The statute in question ironically was signed into law by long-time utility foe Quinn. The idea was to help gas utilities more quickly recover the costs of upgrading the infrastructure below the city’s streets. Modeled in part on the 2011 “smart grid” law authorizing Commonwealth Edison’s $2.6 billion grid modernization, the gas law ended up offering fewer consumer protections, at least as interpreted by Rauner’s ICC. ComEd’s law was enacted over Quinn’s veto.

The bottom line is that WEC Energy Group, the Wisconsin-based parent of Peoples, now has the green light to spend liberally in Chicago as part of a company-wide strategy of boosting profits by hiking rates after its utilities in various Midwestern states spend billions on capital needs.

Opponents said they’ll petition the Legislature to amend the law to clarify that the commission can control such spending. But in addition to capital improvements utilities are free spenders when it comes to campaign contributions, and the outlook for such action is murky.

Chicago government officials increasingly have expressed alarm in filings before the ICC about the affordability of heat due to Peoples’ spending. But Mayor Rahm Emanuel hasn’t made it a high-profile issue before today.

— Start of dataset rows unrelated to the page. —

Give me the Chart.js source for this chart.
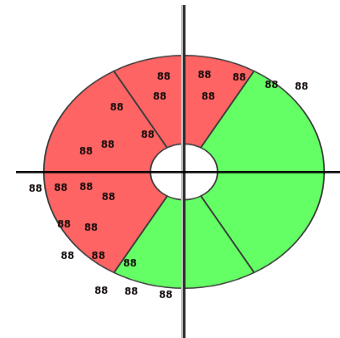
<!DOCTYPE html>
<html>
<head>
<meta charset="utf-8">
<script src="https://cdn.jsdelivr.net/npm/chart.js@4/dist/chart.umd.min.js"></script>
<style>
  html, body { margin: 0; padding: 0; background: #fff; overflow: hidden; }
  #wrap { width: 340px; height: 338px; overflow: hidden; }
  #chart { transform: scaleY(0.83); transform-origin: 0 0; filter: blur(0.5px); }
</style>
</head>
<body>
<div id="wrap"><canvas id="chart" width="340" height="407"></canvas></div>
<script>
// segments, clockwise from the top
const categories = ['A', 'B', 'C', 'D', 'E', 'F'];
const values = [1, 4, 1, 1, 4, 1];
const colors = ['#ff6464', '#64ff64', '#64ff64', '#64ff64', '#ff6464', '#ff6464'];

// small dark labels scattered over the ring: [angle from top in deg, radius / outer radius]
const labelText = '88';
const labelSpots = [
  [10, 0.84], [15, 0.67], [26, 0.9], [350, 0.83], [345, 0.67],
  [319, 0.73], [321, 0.41], [293, 0.59], [284, 0.72], [261, 0.89],
  [259, 0.71], [248, 0.58], [242, 0.97], [234, 0.82], [220, 0.95],
  [262, 1.07], [229, 1.1], [210, 1.18], [200, 1.1], [187, 1.07],
  [40, 0.97], [49, 1.11], [206, 0.88]
];

const crossLines = {
  id: 'crossLines',
  afterDatasetsDraw(chart) {
    const arc = chart.getDatasetMeta(0).data[0];
    const ctx = chart.ctx;
    const cx = arc.x, cy = arc.y, r = arc.outerRadius;
    ctx.save();
    // labels
    ctx.font = 'bold 13px "DejaVu Sans"';
    ctx.textAlign = 'center';
    ctx.textBaseline = 'middle';
    ctx.fillStyle = '#140c0c';
    labelSpots.forEach(([a, f]) => {
      const t = (a - 90) * Math.PI / 180;
      ctx.save();
      ctx.translate(cx + Math.cos(t) * r * f, cy + Math.sin(t) * r * f);
      ctx.scale(0.75, 1);
      ctx.fillText(labelText, 0, 0);
      ctx.restore();
    });
    // vertical axis line (light + dark)
    ctx.fillStyle = '#c0c0c0';
    ctx.fillRect(cx - 3, 6, 2, chart.height);
    ctx.fillStyle = '#2a2a2a';
    ctx.fillRect(cx - 1, 6, 2.5, chart.height);
    // horizontal axis line
    ctx.fillStyle = '#000';
    ctx.fillRect(16, cy - 1, chart.width, 2.6);
    ctx.restore();
  }
};

new Chart(document.getElementById('chart'), {
  type: 'doughnut',
  data: {
    labels: categories,
    datasets: [{
      data: values,
      backgroundColor: colors,
      borderColor: '#3c3c3c',
      borderWidth: 1.6
    }]
  },
  options: {
    responsive: false,
    animation: false,
    devicePixelRatio: 1,
    cutout: '24%',
    layout: { padding: { left: 43, right: 15, top: 66, bottom: 59 } },
    plugins: {
      legend: { display: false },
      tooltip: { enabled: false }
    }
  },
  plugins: [crossLines]
});
</script>
</body>
</html>
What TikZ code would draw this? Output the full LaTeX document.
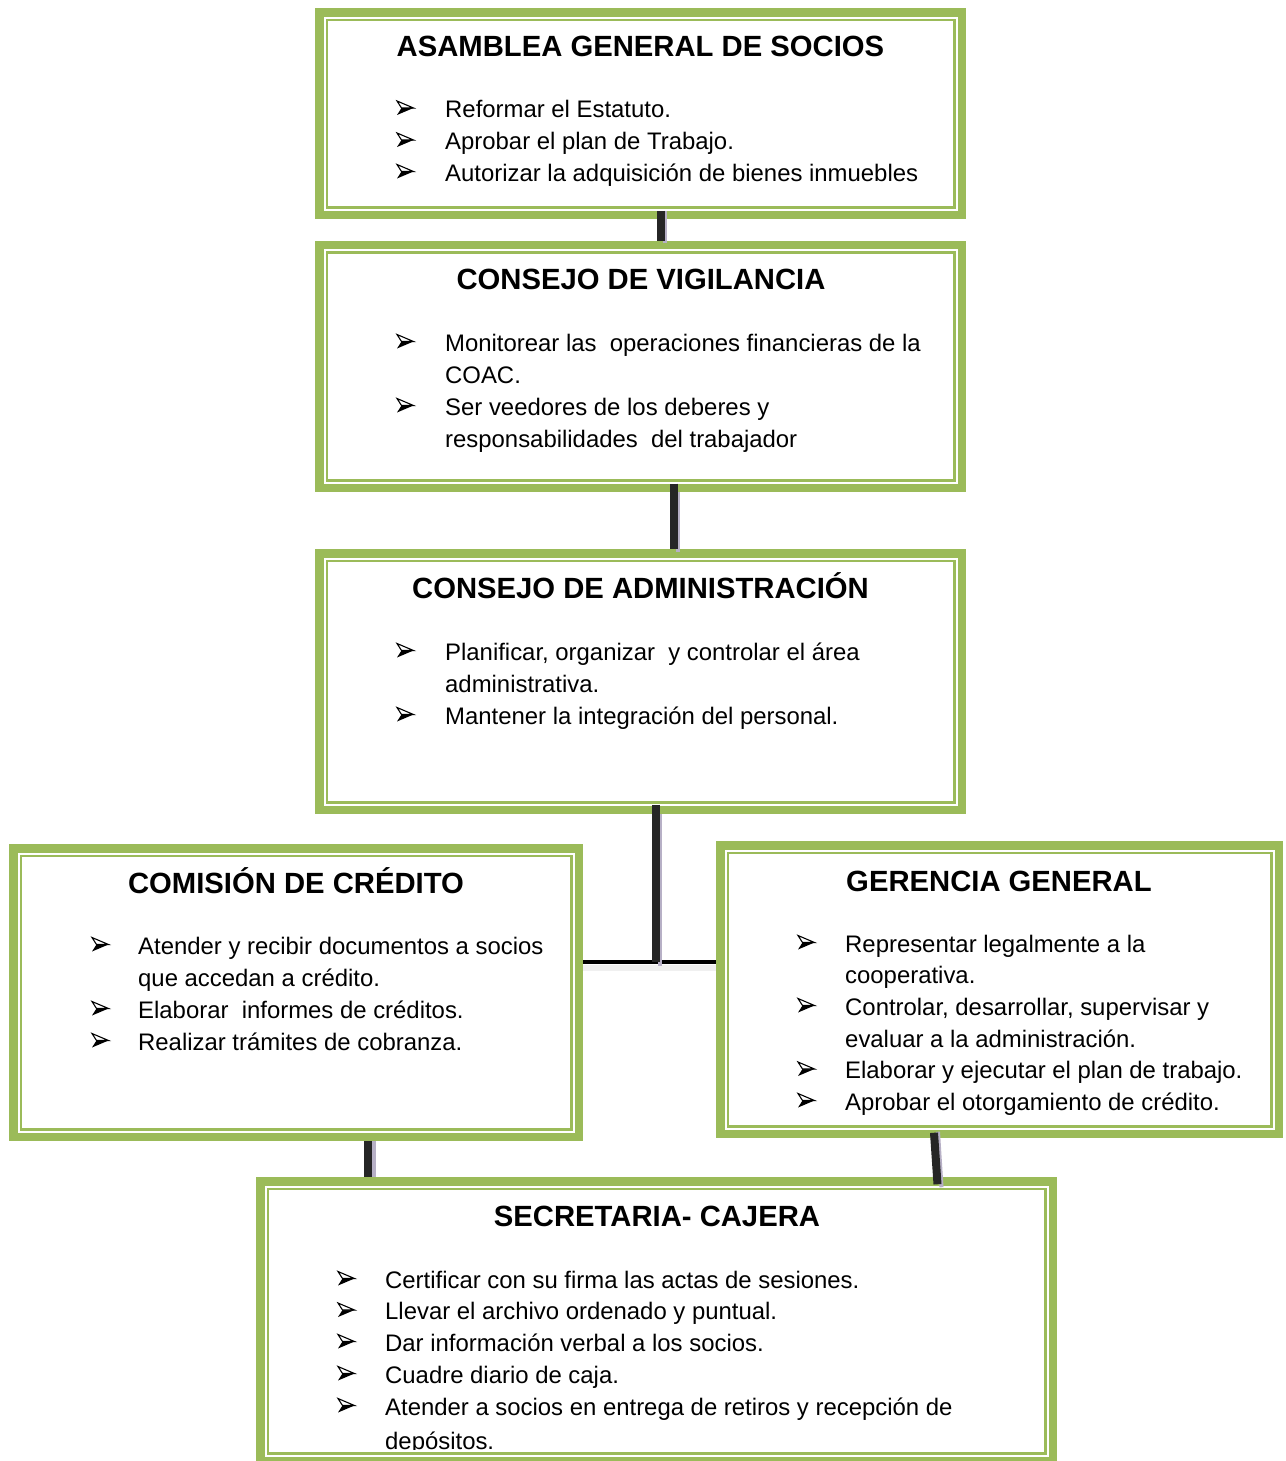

“While infrastructure upgrades are important, such upgrades must be done in a way that is aligned with ongoing city infrastructure improvements and at a rate that is affordable to Chicagoans,” Emanuel said in statement. He said he was disappointed in the ICC’s “hasty” decision, which ignored city recommendations to make the program more affordable.

And the mayor added a wrinkle: “Peoples Gas can immediately take action to bring relief to customers by returning its multi-million-dollar corporate tax windfall to Chicago residents and businesses.”

The city estimates the savings to Peoples at more than $25 million.

Peoples has said it’s already begun the process with the ICC of determining how to share the tax savings it’s getting with ratepayers.


Today’s ICC order does impose some additional reporting requirements on the utility and requires the hiring of a pair of consultants to help keep an eye on progress. Sheahan likened that action to similar steps the ICC took in the 1980s when ComEd’s nuclear construction program resulted in similarly huge cost overruns. The comparison was apt; at roughly $8 billion, Peoples’ infrastructure program is on a similar order of magnitude.

It took ComEd ratepayers more than two decades to pay for those nukes. The order sets a goal of completing the pipe replacement no later than 2040. To achieve that, Peoples has said, it will need to spend $300 million a year until then.

That pace of investment will double Chicagoans’ heating bills by 2030, which already exceed $1,000 over the course of a normal winter, according to detailed estimates from Madigan’s office that have gone mainly uncontested by the utility. Rates already have climbed enough that the cost is roughly the same as it was for Chicagoans during the brutal “polar vortex” winter of 2013-14, when the number of households unable to pay their bills soared and gas shutoffs the following spring followed suit.

Peoples has argued that there’s no price on safety and that the breakneck schedule is needed to lower the risk of explosions due to leaks in old pipes.

In a statement, Peoples said the cost of the gas-main program alone adds 2 to 3 percent annually to customer bills. But that doesn’t account for other capital spending, which also is unusually high. Peoples’ $1.5 billion capital budget in Illinois for the next three years is equivalent in inflation-adjusted dollars to all of its capital spending in the 1990s.

“There are multiple variable factors that go into creating a customer’s bill,” the company said. “Too many assumptions would need to be made to accurately predict a customer’s total bill in 10, 15 or 20 years. What the AG provided is pure speculation.” Peoples interpreted the commission’s ruling as affirming the utility’s plan is “the best approach to cost effectively provide a safer, more reliable system for nearly one million Chicago families and businesses.”

Of course, Peoples has been replacing gas mains since the early 1980s and the pace of replacement only has increased marginally despite the massive increase in the budget. Utility executives have pinned some of the blame for the mushrooming costs on city rules and higher standards for street and curb replacement.